If the carbon dioxide forces out enough oil, the technique may have widespread application in Kansas. Byrnes estimates that carbon dioxide might generate millions of additional barrels of Kansas crude.
"If you can prove that this works in central Kansas, it could work in lots of other areas around the state," said Dubois.
Though the Russell ethanol plant could supply enough carbon dioxide for much of the Hall-Gurney field, producers would need larger sources of carbon dioxide for more widespread application. Mostly likely they would look to "geologic" sources of carbon dioxide, places where carbon dioxide occurs naturally underground, particularly in New Mexico and Colorado. Such fields are operated by Kinder Morgan CO2 Company, a partner in the Russell project. That carbon dioxide could be transported to Kansas via pipeline.

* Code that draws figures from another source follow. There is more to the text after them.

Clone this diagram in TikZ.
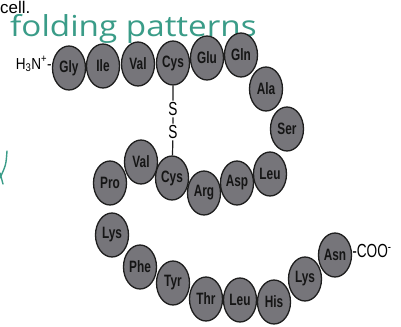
\documentclass[tikz,border=0pt]{standalone}
\usepackage{fontspec}
\setmainfont{Liberation Sans}
\newfontfamily\condfont[FakeStretch=0.72]{Liberation Sans}
\newfontfamily\labelfont[FakeStretch=0.85]{Liberation Sans}
\newfontfamily\handfont[FakeStretch=1.15]{Open Sans}
\usepackage{tikz}
\usetikzlibrary{
  shapes.geometric,
  positioning
}
\definecolor{resFill}{HTML}{76757A}
\definecolor{resEdge}{HTML}{1E1E1E}
\definecolor{resText}{HTML}{151515}
\definecolor{inkTeal}{HTML}{3A9C88}
\tikzset{
  res/.style={
    ellipse, draw=resEdge, line width=1.3bp, fill=resFill, text=resText,
    minimum width=33bp, minimum height=44bp, inner sep=0pt,
    font=\condfont\bfseries\fontsize{16.5}{18}\selectfont
  },
  sulfur/.style={inner sep=1.5bp, font=\condfont\fontsize{19}{20}\selectfont},
  bond/.style={line width=1.2bp, resEdge},
  tag/.style={inner sep=0pt, font=\labelfont\fontsize{16}{18}\selectfont},
  ink/.style={inkTeal, line width=1.4bp, line cap=round},
  hand/.style={inner sep=0pt, text=inkTeal, font=\handfont\fontsize{29}{31}\selectfont}
}
\begin{document}
\begin{tikzpicture}[x=1bp, y=-1bp]
  \path[use as bounding box, fill=white] (0,0) rectangle (401,327);
  % handwriting and page text
  \node[inner sep=0pt, anchor=base west, font=\fontsize{17}{19}\selectfont] (cell) at (0,13.5) {cell.};
  \node[hand, anchor=base west] (note) at (10,36) {folding patterns};
  \draw[ink] (7,151) .. controls (6,165) .. (0,178);
  \draw[ink] (0,173) -- (3,184);
  % top strand
  \node[res] (gly) at (69,68) {Gly};
  \node[res] (ile) at (103,66) {Ile};
  \node[res] (val) at (138,64) {Val};
  \node[res] (cysA) at (173,63) {Cys};
  \node[res] (glu) at (207,58) {Glu};
  \node[res] (gln) at (241,55) {Gln};
  \node[res] (ala) at (266,89) {Ala};
  \node[res] (ser) at (287,129) {Ser};
  % middle strand
  \node[res] (leuA) at (270,174) {Leu};
  \node[res] (asp) at (237,183) {Asp};
  \node[res] (arg) at (204,193) {Arg};
  \node[res] (cysB) at (172,178) {Cys};
  \node[res] (valB) at (141,162) {Val};
  \node[res] (pro) at (110,183) {Pro};
  % bottom strand
  \node[res] (lysA) at (112,235) {Lys};
  \node[res] (phe) at (140,267) {Phe};
  \node[res] (tyr) at (173,283) {Tyr};
  \node[res] (thr) at (206,299) {Thr};
  \node[res] (leuB) at (240,300) {Leu};
  \node[res] (his) at (274,302) {His};
  \node[res] (lysB) at (305,279) {Lys};
  \node[res] (asn) at (335,255) {Asn};
  % ends
  \node[tag, left=0pt of gly, yshift=4bp] (nterm) {H\textsubscript{3}N\textsuperscript{+}-};
  \node[tag, right=0pt of asn, yshift=4bp, font=\condfont\fontsize{19}{20}\selectfont] (cterm) {-COO\textsuperscript{-}};
  % disulfide bridge
  \node[sulfur] (sA) at (173,109) {S};
  \node[sulfur] (sB) at (173,132) {S};
  \draw[bond] (cysA) -- (sA) -- (sB) -- (cysB);
\end{tikzpicture}
\end{document}
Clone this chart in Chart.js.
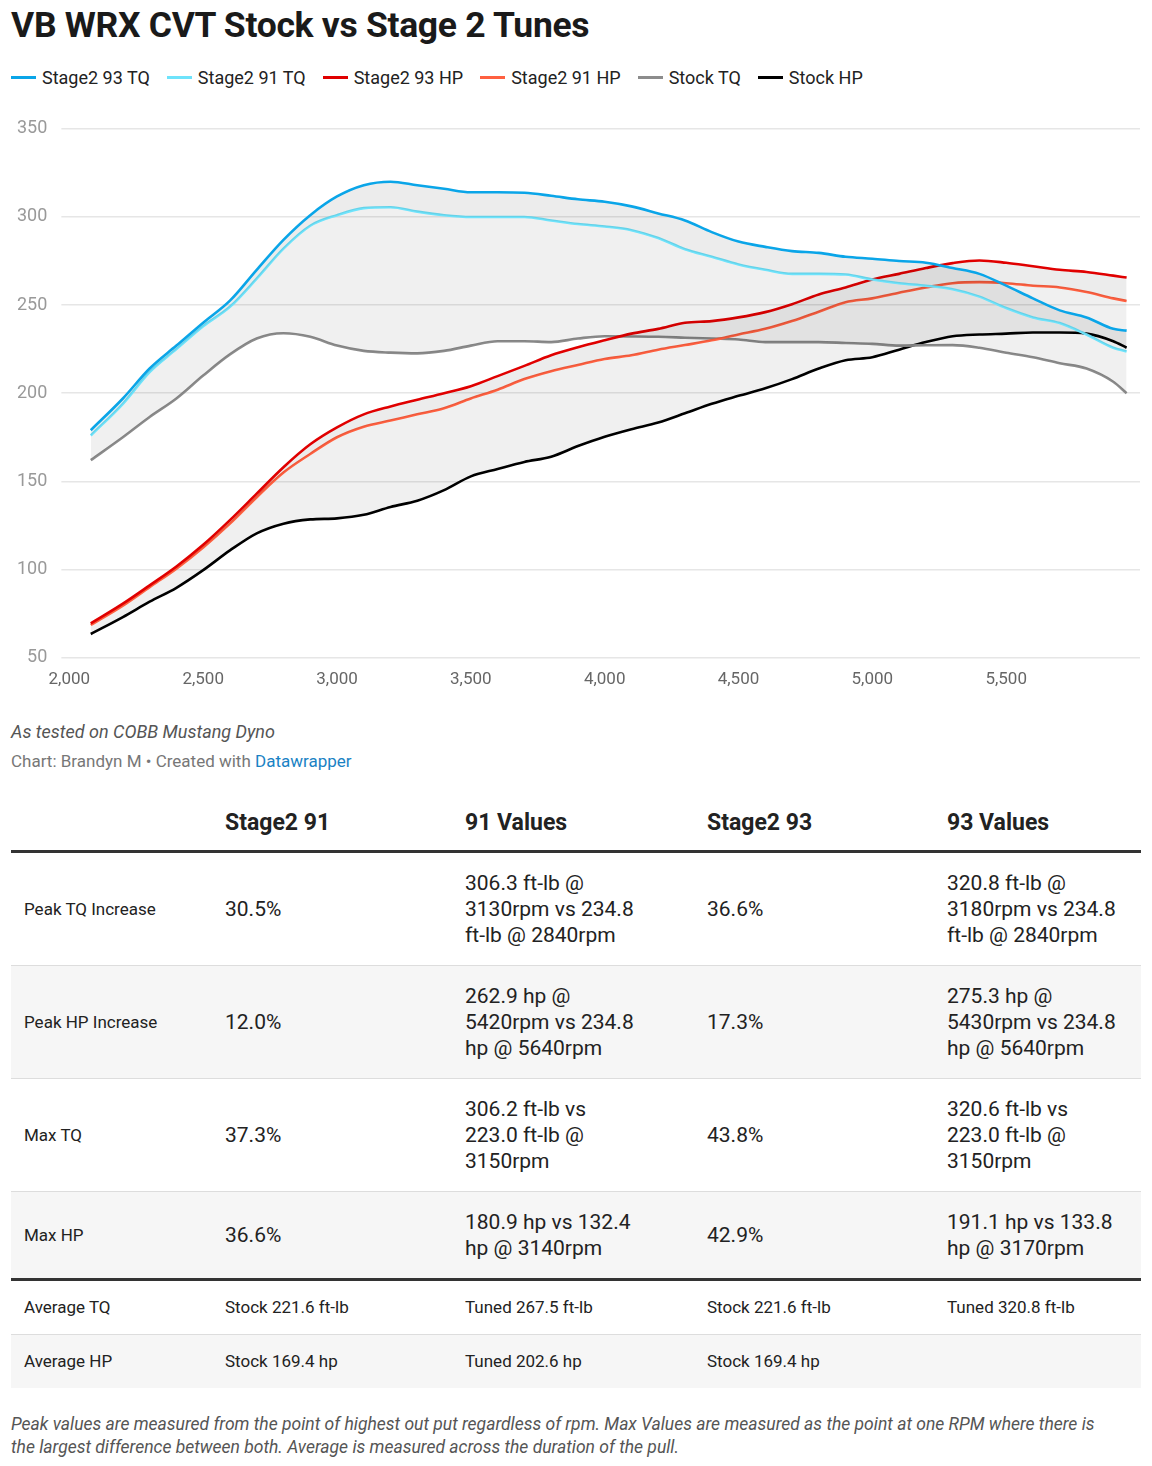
<!DOCTYPE html>
<html><head><meta charset="utf-8">
<script src="https://cdn.jsdelivr.net/npm/chart.js@4"></script>
<style>
body{margin:0;background:#fff;font-family:Roboto,"Noto Sans",sans-serif;color:#222;width:1152px;}
h1{position:absolute;left:11px;top:4px;margin:0;font-size:35.5px;font-weight:700;color:#1a1a1a;letter-spacing:-0.3px}
#legend{position:absolute;left:11px;top:67px;font-size:18px;color:#222;display:flex;gap:0}
#legend span{display:inline-flex;align-items:center;margin-right:17px}
#legend i{display:inline-block;width:25px;height:3px;margin-right:6px}
#wrap{position:absolute;left:3px;top:104px;width:1137px;height:590px}
.note{position:absolute;left:11px;font-size:17px}
table{position:absolute;left:11px;top:795px;width:1130px;border-collapse:collapse;font-size:21px;table-layout:fixed}
th{text-align:left;font-weight:700;font-size:23px;height:55px;vertical-align:middle;border-bottom:3px solid #333;padding:0}
td{vertical-align:middle;padding:17px 0;border-bottom:1px solid #ddd;line-height:26px}
td:first-child{font-size:17px;padding-left:13px}
tr.s td{background:#f6f6f6}
tr.sep td{border-bottom:3px solid #333}
tr.sm td{padding:16px 0;font-size:17px;line-height:21px}
tr.sm td:first-child{padding-left:13px}
</style></head><body>
<h1>VB WRX CVT Stock vs Stage 2 Tunes</h1>
<div id="legend"></div>
<div id="wrap"><canvas id="c"></canvas></div>
<div class="note" style="top:721px;font-style:italic;color:#555;font-size:18px">As tested on COBB Mustang Dyno</div>
<div class="note" style="top:751px;color:#777;font-size:17px">Chart: Brandyn M • Created with <span style="color:#1a82c4">Datawrapper</span></div>
<table>
<colgroup><col style="width:214px"><col style="width:240px"><col style="width:242px"><col style="width:240px"><col></colgroup>
<tr><th></th><th>Stage2 91</th><th>91 Values</th><th>Stage2 93</th><th>93 Values</th></tr>
<tr><td>Peak TQ Increase</td><td>30.5%</td><td>306.3 ft-lb @<br>3130rpm vs 234.8<br>ft-lb @ 2840rpm</td><td>36.6%</td><td>320.8 ft-lb @<br>3180rpm vs 234.8<br>ft-lb @ 2840rpm</td></tr>
<tr class="s"><td>Peak HP Increase</td><td>12.0%</td><td>262.9 hp @<br>5420rpm vs 234.8<br>hp @ 5640rpm</td><td>17.3%</td><td>275.3 hp @<br>5430rpm vs 234.8<br>hp @ 5640rpm</td></tr>
<tr><td>Max TQ</td><td>37.3%</td><td>306.2 ft-lb vs<br>223.0 ft-lb @<br>3150rpm</td><td>43.8%</td><td>320.6 ft-lb vs<br>223.0 ft-lb @<br>3150rpm</td></tr>
<tr class="s sep"><td>Max HP</td><td>36.6%</td><td>180.9 hp vs 132.4<br>hp @ 3140rpm</td><td>42.9%</td><td>191.1 hp vs 133.8<br>hp @ 3170rpm</td></tr>
<tr class="sm"><td>Average TQ</td><td>Stock 221.6 ft-lb</td><td>Tuned 267.5 ft-lb</td><td>Stock 221.6 ft-lb</td><td>Tuned 320.8 ft-lb</td></tr>
<tr class="sm s"><td style="border-bottom:none">Average HP</td><td style="border-bottom:none">Stock 169.4 hp</td><td style="border-bottom:none">Tuned 202.6 hp</td><td style="border-bottom:none">Stock 169.4 hp</td><td style="border-bottom:none"></td></tr>
</table>
<div class="note" style="top:1413px;font-style:italic;color:#555;font-size:17.5px;line-height:23px;width:1090px">Peak values are measured from the point of highest out put regardless of rpm. Max Values are measured as the point at one RPM where there is the largest difference between both. Average is measured across the duration of the pull.</div>
<script>
const rpm = [2080,2200,2300,2400,2500,2600,2700,2800,2900,3000,3100,3200,3300,3400,3500,3600,3700,3800,3900,4000,4100,4200,4300,4400,4500,4600,4700,4800,4900,5000,5100,5200,5300,5400,5500,5600,5700,5800,5900,5950];
const stage2_93_tq = [179,197,214,227,240,252.5,270,287,301,311.6,318,320,318,316,314,314,313.7,312,310,308.6,306,302,298,291.4,286,283,280.6,279.6,277.4,276.3,275,274,271,267.7,261,253.8,247,243,236.5,235.5];
const stage2_91_tq = [176,194,212,225,238,249,265,282,295,301,305,305.5,303,301,300,300,300,298,296,294.6,292.5,288,281.7,277.4,273,270,267.7,267.7,267.3,264.5,262.4,261,259,254.8,248.3,243,239.8,233.3,225.8,223.7];
const stage2_93_hp = [69.4,80.6,91,101.7,114,128,143,158,171,180.6,188,192.5,196.3,200,204,209.7,215.5,221.5,226,230,233.8,236.5,240,240.9,243,246,250.5,256,260,264.5,267.7,271,273.8,275.3,274,272,270,268.8,266.7,265.6];
const stage2_91_hp = [68.5,79.5,90,100.5,112.5,126,141,155,165.5,175,181,184.5,188,191.5,197,202,208,212.5,216,219.4,221.5,224.7,227.3,230,233.3,236.5,240.9,246.2,251.6,253.8,257,260,262.4,263,262.4,261,260,257.4,253.8,252.3];
const stock_tq = [162,175,186.5,197,210,222,231,234,232,227,224,223,222.6,224,227,229.5,229.5,229,231,232.3,232.2,232,231.5,231,230.5,229,229,229,228.5,228,227,227.2,227.3,225.8,223,220.4,217,214,206.5,200];
const stock_hp = [63.4,73,81.7,89.6,99.6,110.8,120.5,126,128.4,129,131,135.5,139,145,152.8,157,161,164,170,175.3,179.6,183.4,188.6,194,198.5,202.8,208,214,218.7,220.4,224.7,229,232.3,233.3,233.8,234.4,234.4,233.8,229.5,225.8];
const xTicks = [2000,2500,3000,3500,4000,4500,5000,5500];
const yTicks = [50,100,150,200,250,300,350];
const names = ['Stage2 93 TQ','Stage2 91 TQ','Stage2 93 HP','Stage2 91 HP','Stock TQ','Stock HP'];
const colors = ['#0aa5e8','#6ee3fb','#e00000','#ff6040','#8c8c8c','#000000'];
const series = [stage2_93_tq,stage2_91_tq,stage2_93_hp,stage2_91_hp,stock_tq,stock_hp];
const fills = [{target:1,above:'rgba(0,0,0,0.075)',below:'rgba(0,0,0,0.075)'},{target:4,above:'rgba(0,0,0,0.06)',below:'rgba(0,0,0,0.06)'},
  {target:3,above:'rgba(0,0,0,0.075)',below:'rgba(0,0,0,0.075)'},{target:5,above:'rgba(0,0,0,0.06)',below:'rgba(0,0,0,0.06)'},false,false];
const lg=document.getElementById('legend');
names.forEach((n,i)=>{lg.innerHTML+=`<span><i style="background:${colors[i]}"></i>${n}</span>`});
new Chart(document.getElementById('c'),{type:'line',
 data:{datasets:series.map((s,i)=>({label:names[i],data:s.map((v,j)=>({x:rpm[j],y:v})),borderColor:colors[i],borderWidth:2.6,pointRadius:0,tension:0.4,cubicInterpolationMode:'monotone',fill:fills[i]}))},
 options:{responsive:true,maintainAspectRatio:false,animation:false,
  plugins:{legend:{display:false},tooltip:{enabled:false}},
  layout:{padding:{top:6,right:0}},
  scales:{
   x:{type:'linear',min:2000,max:6000,afterBuildTicks:a=>{a.ticks=xTicks.map(v=>({value:v}))},
      grid:{display:false},border:{display:false},
      ticks:{color:'#666',font:{family:'Roboto',size:17},padding:4,callback:v=>v.toLocaleString('en-US')}},
   y:{min:50,max:350,afterBuildTicks:a=>{a.ticks=yTicks.map(v=>({value:v}))},
      grid:{color:'#e6e6e6',lineWidth:1.5},border:{display:false},
      ticks:{color:'#999',font:{family:'Roboto',size:18},padding:14}}
  }}});
</script>
</body></html>
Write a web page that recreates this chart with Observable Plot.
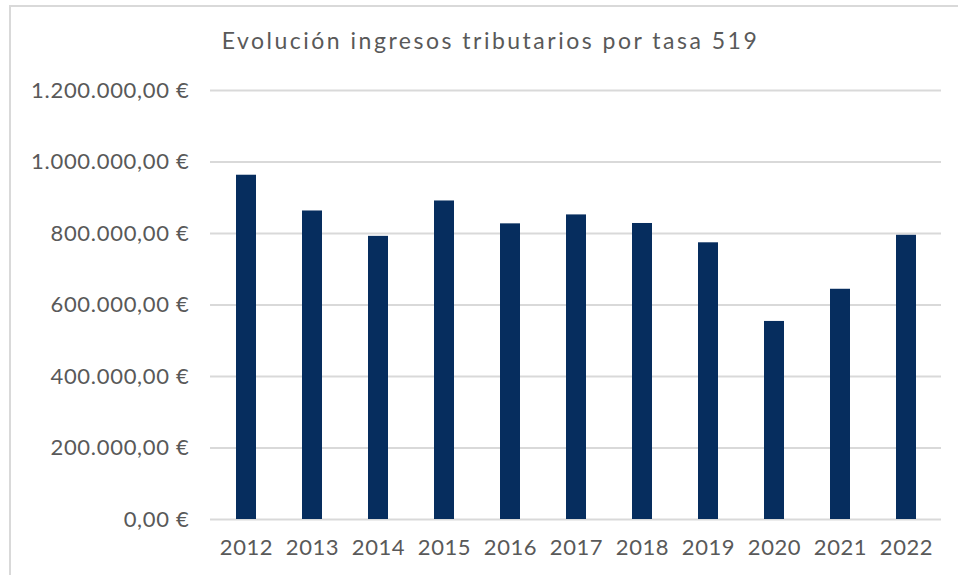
<!DOCTYPE html>
<html>
<head>
<meta charset="utf-8">
<script src="https://cdn.jsdelivr.net/npm/d3@7"></script>
<script src="https://cdn.jsdelivr.net/npm/@observablehq/plot@0.6"></script>
<style>
  html, body { margin: 0; padding: 0; background: #fff; }
  #wrap { position: relative; width: 958px; height: 575px; overflow: hidden; font-family: Lato, "Noto Sans", sans-serif; }
  #frame { position: absolute; left: 9px; top: 5px; width: 960px; height: 600px; border-left: 2px solid #d9d9d9; border-top: 2px solid #d9d9d9; box-sizing: border-box; }
  #title { position: absolute; top: 29px; left: 0px; width: 981px; text-align: center; font-size: 23px; line-height: 23px; letter-spacing: 2.5px; color: #595959; white-space: nowrap; }
  #chart { position: absolute; left: 0; top: 0; }
  #chart g[aria-label="y-axis tick label"] text { letter-spacing: 0.7px; }
  #chart g[aria-label="x-axis tick label"] text { letter-spacing: 0.6px; }
</style>
</head>
<body>
<div id="wrap">
  <div id="frame"></div>
  <div id="title">Evolución ingresos tributarios por tasa 519</div>
  <div id="chart"></div>
</div>
<script>
const years = ["2012","2013","2014","2015","2016","2017","2018","2019","2020","2021","2022"];
const values = [963000, 863000, 792000, 891000, 827000, 852000, 828000, 774000, 554000, 644000, 795000];
const yTicks = [0, 200000, 400000, 600000, 800000, 1000000, 1200000];

const data = years.map((y, i) => ({year: y, value: values[i]}));
const loc = d3.formatLocale({decimal: ",", thousands: ".", grouping: [3], currency: ["", " €"]});
const fmt = loc.format("$,.2f");

const plot = Plot.plot({
  width: 958,
  height: 575,
  marginLeft: 210,
  marginRight: 17,
  marginTop: 90,
  marginBottom: 56,
  style: {fontFamily: "Lato, 'Noto Sans', sans-serif", fontSize: "22px", color: "#595959", background: "transparent"},
  x: {domain: years, paddingInner: 0.7, paddingOuter: 0.35, label: null, tickSize: 0, tickPadding: 20},
  y: {domain: [0, 1200000], ticks: yTicks, label: null, tickSize: 0, tickPadding: 21, tickFormat: fmt},
  marks: [
    Plot.gridY(yTicks, {stroke: "#d9d9d9", strokeOpacity: 1, strokeWidth: 1.8}),
    Plot.barY(data, {x: "year", y: "value", fill: "#062d5e"})
  ]
});
document.getElementById("chart").appendChild(plot);
</script>
</body>
</html>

In the meantime, however, industrial sources should generate sufficient carbon dioxide for tests and small carbon dioxide flooding projects. If the Hall-Gurney project is successful it might open up a market for carbon dioxide from the Russell plant and future ethanol plants in Kansas. And it could provide a way to reduce the amount of carbon dioxide that would otherwise be released into the atmosphere. Because of the possible role of carbon dioxide in global climate change, such underground disposal is considered environmental preferable.
The Russell location is particularly attractive because the local ethanol plant, the Hall-Gurney field, and Russell's recently completed electrical generation plant are so close together. Waste heat from the new power plant is transferred to the nearby ethanol plant where it is used to ferment grain, which is purchased locally. That fermentation produces ethanol, which is used as an additive in fuels. The fermentation also produces carbon dioxide that can be used for a variety of purposes, such as dry ice. Some of the Russell carbon dioxide is shipped to Salina and used in a plant that makes frozen pizzas.
If water-injection tests at the oil field are positive, carbon dioxide will be trucked from the ethanol plant to the oil field. Researchers plan to pump about one truckload of carbon dioxide per day into the subsurface for about six months, then alternate injections of carbon dioxide and water for the next four years. About half of the carbon dioxide will come back to the surface with the oil that is produced; the other half will remain underground.
"Everybody involved is eager to get some carbon dioxide into the ground," said Jim Daniels of Murfin Drilling Company, Inc., the company that operates the field and is of the partners in the project. "This could have a very significant economic impact on the region."
KU's research on the use of carbon dioxide to produce oil from the Hall-Gurney field is being funded in part by the U.S. Department of Energy and the Kansas Department of Commerce and Housing. Other partners in the project include Murfin Drilling Co., Inc., Wichita; John O. Farmer, Inc., Russell; White Eagle Resources Corp., Louisville, Colorado; Kinder-Morgan CO2 Co., Houston; and U.S. Energy Partners, LP, Russell.
"We're excited about the potential of carbon dioxide to reinvigorate oil fields in the state," said Eric Mork of ICM, Inc., located in Colwich, Kansas, part-owner of U.S. Energy Partners. "It'll take a few years to see if this is viable, but it could give a great boost to oil producers and Kansas communities."